Sell your Rod while YOu Can

My reaction was to slide under the desk and start looking for all that 9mm I had squirreled away for the Zombie Apocalypse.  At this late stage, a life spent torturing fish (and worse, documenting same) have earned me a rarified spot right up there with Osama Bin Laden and Uncle Adolph.

As scientists have been telling us for many years – fish do feel pain when hooked, only now they’ve discovered the worst, that they can remember who done this to them and can recognize human faces from underwater …

(Queue the Jaws soundtrack …)

“… have impressive pattern discrimination abilities, but also provides evidence that a vertebrate lacking a neocortex and without an evolutionary prerogative to discriminate human faces, can nonetheless do so to a high degree of accuracy.

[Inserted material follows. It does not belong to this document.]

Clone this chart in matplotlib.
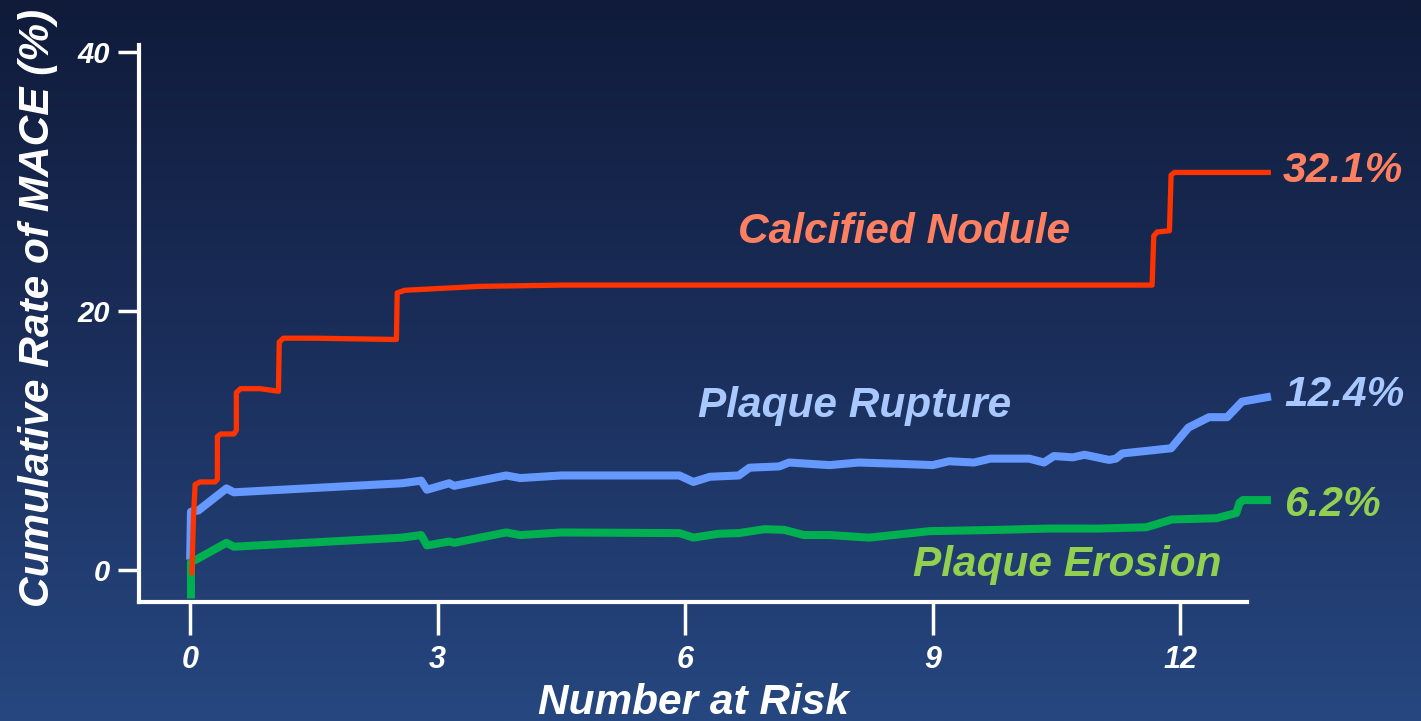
import numpy as np
import matplotlib
matplotlib.use("Agg")
import matplotlib.pyplot as plt
from matplotlib.colors import LinearSegmentedColormap

# ---- data ----
x_ticks = [0, 3, 6, 9, 12]
y_ticks = [0, 20, 40]

cn_x = [0.02, 0.04, 0.06, 0.12, 0.30, 0.33, 0.33, 0.37, 0.53, 0.56, 0.56, 0.61, 0.85, 1.07, 1.08, 1.13,
        1.5, 2.50, 2.51, 2.6, 3.5, 4.5, 8.0, 11.66, 11.68, 11.72, 11.87, 11.89, 11.93, 13.1]
cn_y = [-0.4, 4.0, 6.6, 6.8, 6.8, 7.0, 10.3, 10.5, 10.5, 10.8, 13.7, 14.0, 14.0, 13.8, 17.6, 17.9,
        17.9, 17.8, 21.4, 21.6, 21.9, 22.0, 22.0, 22.0, 25.8, 26.1, 26.2, 30.5, 30.7, 30.7]

pr_x = [0.0, 0.01, 0.1, 0.44, 0.53, 2.57, 2.8, 2.87, 3.14, 3.2, 3.83, 4.0, 4.5, 5.93, 6.1, 6.3,
        6.65, 6.78, 7.14, 7.26, 7.75, 8.1, 8.6, 9.0, 9.2, 9.5, 9.7, 10.17, 10.35, 10.47, 10.7,
        10.84, 11.14, 11.22, 11.3, 11.89, 12.1, 12.35, 12.57, 12.75, 13.1]
pr_y = [0.8, 4.5, 4.6, 6.3, 6.0, 6.7, 6.9, 6.2, 6.7, 6.5, 7.3, 7.1, 7.3, 7.3, 6.8, 7.2,
        7.3, 7.9, 8.0, 8.3, 8.1, 8.3, 8.2, 8.1, 8.4, 8.3, 8.6, 8.6, 8.3, 8.8, 8.7,
        8.9, 8.5, 8.6, 9.0, 9.4, 11.0, 11.8, 11.8, 13.0, 13.4]

pe_x = [0.01, 0.01, 0.1, 0.44, 0.53, 2.57, 2.8, 2.87, 3.14, 3.2, 3.83, 4.0, 4.5, 5.93, 6.1, 6.4,
        6.65, 6.96, 7.2, 7.44, 7.75, 8.23, 8.96, 9.8, 10.4, 11.0, 11.59, 11.9, 12.44, 12.68,
        12.72, 12.76, 13.1]
pe_y = [-2.2, 0.6, 0.9, 2.1, 1.8, 2.5, 2.7, 1.9, 2.2, 2.1, 2.9, 2.7, 2.9, 2.85, 2.5, 2.8,
        2.85, 3.15, 3.1, 2.7, 2.7, 2.5, 3.0, 3.1, 3.2, 3.2, 3.3, 3.9, 4.0, 4.4,
        5.2, 5.4, 5.4]

names = ["Calcified Nodule", "Plaque Rupture", "Plaque Erosion"]
final_labels = ["32.1%", "12.4%", "6.2%"]

# ---- figure ----
fig = plt.figure(figsize=(14.21, 7.21), dpi=100)

bg = fig.add_axes([0, 0, 1, 1], zorder=-10)
cmap = LinearSegmentedColormap.from_list("bg", ["#101b3a", "#1b2f5c", "#264780"])
grad = np.linspace(0, 1, 256).reshape(-1, 1)
bg.imshow(grad, aspect="auto", cmap=cmap, extent=[0, 1, 0, 1], origin="upper")
bg.axis("off")

ax = fig.add_axes([139 / 1421, 1 - 602 / 721, (1247 - 139) / 1421, (602 - 45) / 721])
ax.patch.set_alpha(0)
ax.set_xlim(-0.62, 12.81)
ax.set_ylim(-2.47, 40.54)

ax.plot(cn_x, cn_y, color="#ff3300", lw=3.8, clip_on=False, solid_joinstyle="round",
        solid_capstyle="butt", zorder=3)
ax.plot(pr_x, pr_y, color="#6699ff", lw=5.8, clip_on=False, solid_joinstyle="round",
        solid_capstyle="butt", zorder=2)
ax.plot(pe_x, pe_y, color="#00b050", lw=5.8, clip_on=False, solid_joinstyle="round",
        solid_capstyle="butt", zorder=2)

for s in ["top", "right"]:
    ax.spines[s].set_visible(False)
for s in ["left", "bottom"]:
    ax.spines[s].set_color("white")
    ax.spines[s].set_linewidth(3)

ax.set_xticks(x_ticks)
ax.set_yticks(y_ticks)
ax.set_xticklabels([str(v) for v in x_ticks])
ax.set_yticklabels([str(v) for v in y_ticks])
ax.tick_params(axis="x", colors="white", length=24, width=2.5, pad=7, labelsize=22)
ax.tick_params(axis="y", colors="white", length=15, width=2.5, pad=6, labelsize=21)
for lab in ax.get_xticklabels() + ax.get_yticklabels():
    lab.set_fontstyle("italic")
    lab.set_fontweight("bold")
    lab.set_family("Liberation Sans")

font = dict(family="Liberation Sans", style="italic", weight="bold")
ax.set_xlabel("Number at Risk", color="white", fontsize=30.5, labelpad=6, **font)
fig.text(38 / 1421, 1 - 308 / 721, "Cumulative Rate of MACE (%)", rotation=90, color="white",
         fontsize=30.5, ha="center", va="center", **font)

ax.text(8.65, 26.1, names[0], color="#ff8060", fontsize=30.5, ha="center", va="center", **font)
ax.text(8.05, 12.7, names[1], color="#a8c8ff", fontsize=30.5, ha="center", va="center", **font)
ax.text(10.63, 0.4, names[2], color="#92d050", fontsize=30.5, ha="center", va="center", **font)

ax.text(13.24, 30.8, final_labels[0], color="#ff8060", fontsize=30.5, ha="left", va="center", **font)
ax.text(13.26, 13.5, final_labels[1], color="#a8c8ff", fontsize=30.5, ha="left", va="center", **font)
ax.text(13.26, 5.0, final_labels[2], color="#92d050", fontsize=30.5, ha="left", va="center", **font)

fig.savefig("out.png", dpi=100)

Jesus. We’re screwed. The only truly good news is that fish don’t have either Hellfire missiles or drones, so fleeing the parking lot swathed in Hoodie and sunglasses may get you to the Interstate.

spearedBob

It’s tough to acknowledge that PETA was right all along, and while we’ll walk soft and sheepishly avoid their gaze, their smugness will evaporate when the first near-sighted Salmon detonates itself in the reefer of that Whole Foods delivery truck on the Causeway.

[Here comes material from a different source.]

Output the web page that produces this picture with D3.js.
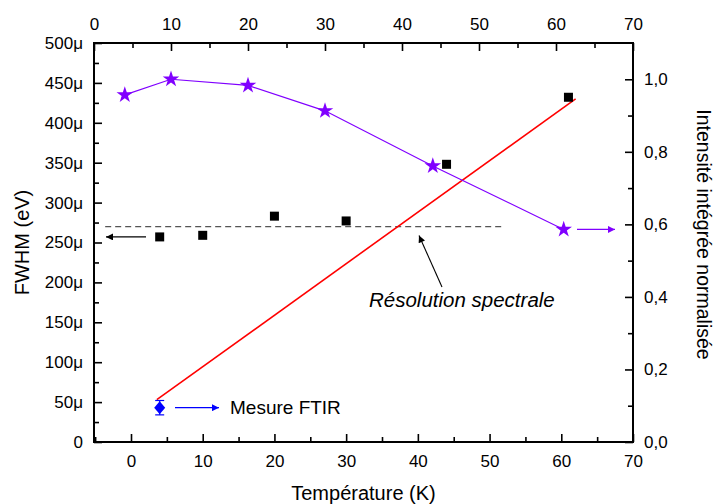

Fly tiers will be the first culled given that Chickens are looking to settle scores for a half-century of heavy handed anglers wrenching hackle off their backside.

“Chickens (Gallus gallus domesticus)19 and jungle crows (Corvus macrorhynchos)23 can also discriminate pictures of human faces”

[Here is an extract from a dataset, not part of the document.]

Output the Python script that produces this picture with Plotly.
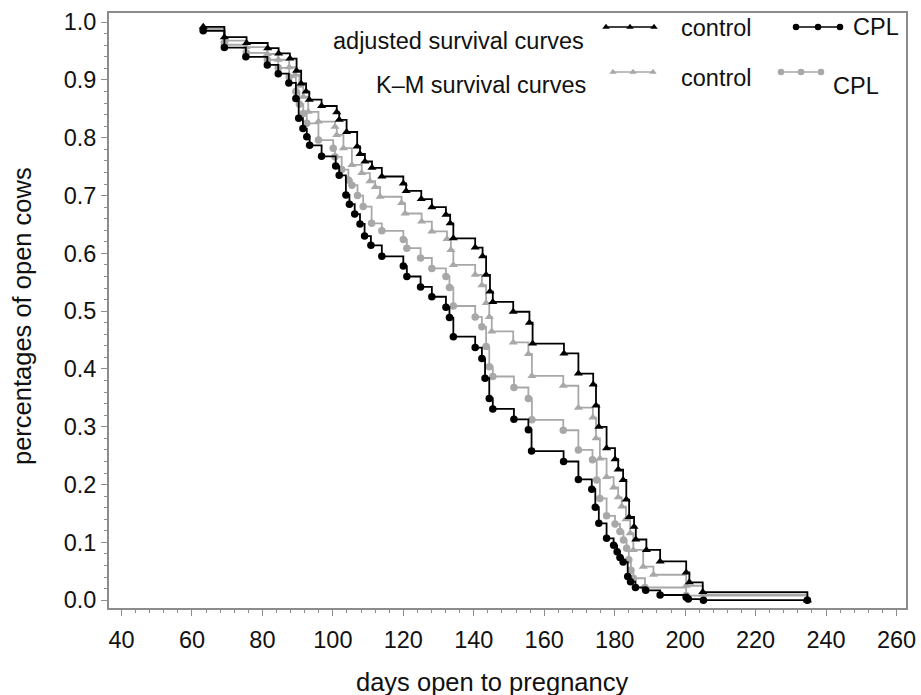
import plotly.graph_objects as go

# ---------------- data ----------------
# adjusted survival curve, control (black triangles)
adj_ctrl_days = [63.2, 69.2, 75.5, 81.5, 84.6, 87.8, 89.7, 91.0, 92.4, 93.3, 96.8, 101.1, 101.8,
                 103.9, 106.9, 107.7, 109.1, 111.1, 113.9, 120.0, 120.8, 125.1, 128.1, 132.1,
                 133.3, 134.2, 140.4, 142.5, 143.5, 144.6, 145.4, 151.2, 155.8, 156.7, 165.6,
                 169.7, 173.9, 174.7, 175.5, 177.7, 180.1, 181.0, 182.4, 183.3, 184.1, 185.5,
                 186.0, 189.0, 192.9, 200.3, 201.2, 205.0, 234.7]
adj_ctrl_surv = [0.992, 0.974, 0.964, 0.955, 0.946, 0.937, 0.916, 0.894, 0.880, 0.866, 0.855, 0.844, 0.831,
                 0.810, 0.785, 0.772, 0.759, 0.748, 0.733, 0.721, 0.708, 0.694, 0.680, 0.667,
                 0.652, 0.626, 0.610, 0.595, 0.563, 0.534, 0.516, 0.499, 0.480, 0.444, 0.427,
                 0.392, 0.373, 0.337, 0.300, 0.263, 0.244, 0.226, 0.208, 0.174, 0.144, 0.127,
                 0.105, 0.087, 0.067, 0.048, 0.031, 0.014, 0.0]

# adjusted survival curve, CPL (black circles)
adj_cpl_days = [63.2, 69.2, 75.3, 81.4, 84.5, 87.5, 89.5, 90.3, 91.5, 92.6, 93.4, 96.8, 100.8, 101.8,
                103.7, 104.7, 106.2, 107.7, 109.0, 110.8, 113.9, 120.0, 121.0, 124.9, 128.1,
                132.1, 133.1, 134.2, 140.4, 142.3, 143.2, 144.4, 145.4, 151.4, 155.5, 156.4,
                165.5, 169.7, 173.5, 174.5, 175.5, 177.7, 179.7, 180.7, 181.5, 182.4, 183.7,
                184.5, 185.9, 188.8, 192.9, 200.3, 200.9, 205.2, 234.7]
adj_cpl_surv = [0.985, 0.956, 0.940, 0.926, 0.911, 0.895, 0.868, 0.834, 0.816, 0.802, 0.787, 0.768, 0.751, 0.735,
                0.701, 0.685, 0.668, 0.651, 0.630, 0.614, 0.595, 0.578, 0.560, 0.542, 0.525,
                0.507, 0.489, 0.456, 0.437, 0.418, 0.384, 0.349, 0.331, 0.313, 0.295, 0.258,
                0.240, 0.209, 0.192, 0.161, 0.133, 0.107, 0.095, 0.084, 0.074, 0.066, 0.041,
                0.032, 0.022, 0.017, 0.009, 0.005, 0.002, 0.0, 0.0]

# Kaplan-Meier curve, control (grey triangles)
km_ctrl_days = [63.2, 69.2, 75.4, 81.4, 84.5, 87.6, 89.3, 90.5, 91.6, 93.0, 95.9, 100.6, 101.1,
                103.0, 105.4, 108.2, 110.5, 112.0, 113.4, 119.5, 120.5, 125.2, 128.1, 132.4,
                133.5, 134.2, 140.4, 142.3, 143.5, 144.4, 145.1, 151.2, 155.5, 156.5, 165.4,
                169.7, 173.8, 174.7, 175.8, 177.7, 179.7, 181.0, 182.0, 183.2, 184.4, 185.3,
                188.1, 191.0, 200.3, 205.0, 234.7]
km_ctrl_surv = [0.989, 0.968, 0.957, 0.945, 0.935, 0.922, 0.909, 0.890, 0.871, 0.845, 0.828, 0.819, 0.805,
                0.782, 0.753, 0.739, 0.725, 0.715, 0.698, 0.687, 0.669, 0.655, 0.638, 0.625,
                0.606, 0.580, 0.563, 0.545, 0.514, 0.490, 0.465, 0.446, 0.426, 0.388, 0.371,
                0.333, 0.316, 0.280, 0.245, 0.213, 0.195, 0.178, 0.162, 0.140, 0.116, 0.087,
                0.058, 0.044, 0.025, 0.010, 0.0]

# Kaplan-Meier curve, CPL (grey circles)
km_cpl_days = [63.2, 69.2, 75.4, 81.4, 84.5, 87.6, 89.5, 90.5, 91.6, 92.6, 95.9, 100.1, 100.6,
               102.5, 104.4, 105.4, 107.0, 108.6, 111.0, 113.9, 120.0, 121.0, 124.9, 128.1,
               132.1, 133.1, 134.2, 140.4, 142.3, 143.5, 144.4, 145.4, 151.4, 155.5, 156.5,
               165.4, 169.7, 173.7, 174.9, 175.8, 177.7, 180.1, 181.5, 182.5, 183.4, 184.0,
               184.6, 185.3, 188.6, 200.3, 234.7]
km_cpl_surv = [0.987, 0.961, 0.947, 0.935, 0.921, 0.905, 0.880, 0.858, 0.842, 0.825, 0.796, 0.782, 0.767,
               0.745, 0.727, 0.718, 0.700, 0.681, 0.652, 0.639, 0.624, 0.609, 0.592, 0.574,
               0.560, 0.541, 0.509, 0.490, 0.473, 0.439, 0.404, 0.387, 0.368, 0.349, 0.312,
               0.294, 0.260, 0.243, 0.208, 0.176, 0.146, 0.132, 0.119, 0.104, 0.090, 0.070,
               0.052, 0.038, 0.022, 0.008, 0.0]

x_ticks = [40, 60, 80, 100, 120, 140, 160, 180, 200, 220, 240, 260]
y_ticks = [0.0, 0.1, 0.2, 0.3, 0.4, 0.5, 0.6, 0.7, 0.8, 0.9, 1.0]

x_title = "days open to pregnancy"
y_title = "percentages of open cows"

# ---------------- styling ----------------
FONT = "Liberation Sans, Arial, sans-serif"
FS = 23.5
FS_TITLE = 25.5
BLACK = "#000000"
GREY = "#a8a8a8"
AXIS = "#8c8c8c"
TXT = "#111111"

fig = go.Figure()

def curve(x, y, color, symbol, size):
    fig.add_trace(go.Scatter(
        x=x, y=y, mode="lines+markers", line=dict(color=color, width=1.8, shape="hv"),
        marker=dict(color=color, symbol=symbol, size=size, line=dict(width=0)),
        showlegend=False, hoverinfo="skip"))

curve(km_ctrl_days, km_ctrl_surv, GREY, "triangle-up", 8)
curve(km_cpl_days, km_cpl_surv, GREY, "circle", 7.5)
curve(adj_ctrl_days, adj_ctrl_surv, BLACK, "triangle-up", 8)
curve(adj_cpl_days, adj_cpl_surv, BLACK, "circle", 7.5)

# ---------------- legend (pixel-unit overlay axis) ----------------
L, R, T, B = 109, 906, 13, 608

def px_to_paper(px, py):
    return (px - L) / (R - L), (B - py) / (B - T)

legend_rows = [
    dict(xs=[606, 630, 654], y=27, color=BLACK, symbol="triangle-up"),
    dict(xs=[796, 818, 840], y=27, color=BLACK, symbol="circle"),
    dict(xs=[613, 633, 653], y=72, color=GREY, symbol="triangle-up"),
    dict(xs=[781, 801, 821], y=72, color=GREY, symbol="circle"),
]
for r in legend_rows:
    fig.add_trace(go.Scatter(
        x=r["xs"], y=[r["y"]] * 3, xaxis="x2", yaxis="y2", mode="lines+markers",
        line=dict(color=r["color"], width=1.5),
        marker=dict(color=r["color"], symbol=r["symbol"], size=6.5, line=dict(width=0)),
        showlegend=False, hoverinfo="skip"))

legend_texts = [
    ("adjusted survival curves", 331, 41, "left"),
    ("control", 679, 28, "left"),
    ("CPL", 851, 27, "left"),
    ("K\u2013M survival curves", 588, 85, "right"),
    ("control", 679, 78, "left"),
    ("CPL", 831, 86, "left"),
]
for txt, x, y, anchor in legend_texts:
    fig.add_annotation(text=txt, x=x, y=y, xref="x2", yref="y2", xanchor=anchor,
                       yanchor="middle", showarrow=False,
                       font=dict(family=FONT, size=FS, color=TXT))

# axis titles placed in paper coordinates (outside the plot area)
xt, yt = px_to_paper(492, 682)
fig.add_annotation(text=x_title, x=xt, y=yt, xref="paper", yref="paper", xanchor="center",
                   yanchor="middle", showarrow=False,
                   font=dict(family=FONT, size=FS_TITLE, color=TXT))
xt, yt = px_to_paper(22, 316)
fig.add_annotation(text=y_title, x=xt, y=yt, xref="paper", yref="paper", xanchor="center",
                   yanchor="middle", textangle=-90, showarrow=False,
                   font=dict(family=FONT, size=FS_TITLE, color=TXT))

fig.update_layout(
    width=921, height=695,
    margin=dict(l=L, r=921 - R, t=T, b=695 - B),
    paper_bgcolor="white", plot_bgcolor="white",
    font=dict(family=FONT, color=TXT),
    xaxis=dict(
        range=[36.45, 262.7], tickvals=x_ticks, ticks="outside", ticklen=6, tickwidth=1.2,
        tickcolor=AXIS, showline=True, linecolor=AXIS, linewidth=2, mirror=True,
        showgrid=False, zeroline=False, tickfont=dict(size=FS, color=TXT),
        ticklabelstandoff=4, automargin=False,
        minor=dict(dtick=4, ticks="outside", ticklen=3, tickcolor=AXIS, tickwidth=1),
    ),
    yaxis=dict(
        range=[-0.0135, 1.0159], tickvals=y_ticks, tickformat=".1f", ticks="outside",
        ticklen=6, tickwidth=1.2, tickcolor=AXIS, showline=True, linecolor=AXIS,
        linewidth=2, mirror=True, showgrid=False, zeroline=False,
        tickfont=dict(size=FS, color=TXT), automargin=False,
        minor=dict(dtick=0.02, ticks="outside", ticklen=3, tickcolor=AXIS, tickwidth=1),
    ),
    xaxis2=dict(overlaying="x", range=[L, R], visible=False, domain=[0, 1]),
    yaxis2=dict(overlaying="y", range=[B, T], visible=False, domain=[0, 1]),
)

fig.write_html("out.html")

The upside being all them stuffy “featherwing Salmon guys” are even deeper in the Hurt Locker.

Exciting New Ways to Extinct Fish

While some had a premonition and some knew, the fact that it’s here suggests a great deal of magazine fodder will be spent gnashing teeth over what constitutes angling privacy, what’s the radius around the angler considered acceptable “air rights”, and whether “low holing” the SOB next to you with a drone carries the same censure as doing it in person.

dronetuna

… I’m not even going to mention whether it’s polite to zoom in on the fly he’s using, or whether you’ll simply make a fast pass to snip his fly line in mid-air …

Drones used to scout for visible fish – humming up and downstream, colliding with your cast – and whose owner operator is faceless and distant, and only appears if you disable his “pet” with a rock.

Learn about the IoT, the Internet of Things, and ask yourself would a small solar camera and IP address ever get cheap enough to mount over all the best holes ? Why wouldn’t the “Wall Of Rising Fish” at your fly shop be a source of wonderment? Instead of asking the fellow behind the counter whether there’s any action on the Creek, why wouldn’t you just check the camera at the Powerhouse?

Bold New World, and if you don’t the Warden will – as budget cuts means he’s driving less , and likely orbiting in an agency Predator instead … and the first sumbitch over limit gets a Hellfire up his tail pipe …

Roger Blue Leader, it’s Fox One on the Red Honda in the Parking Lot.”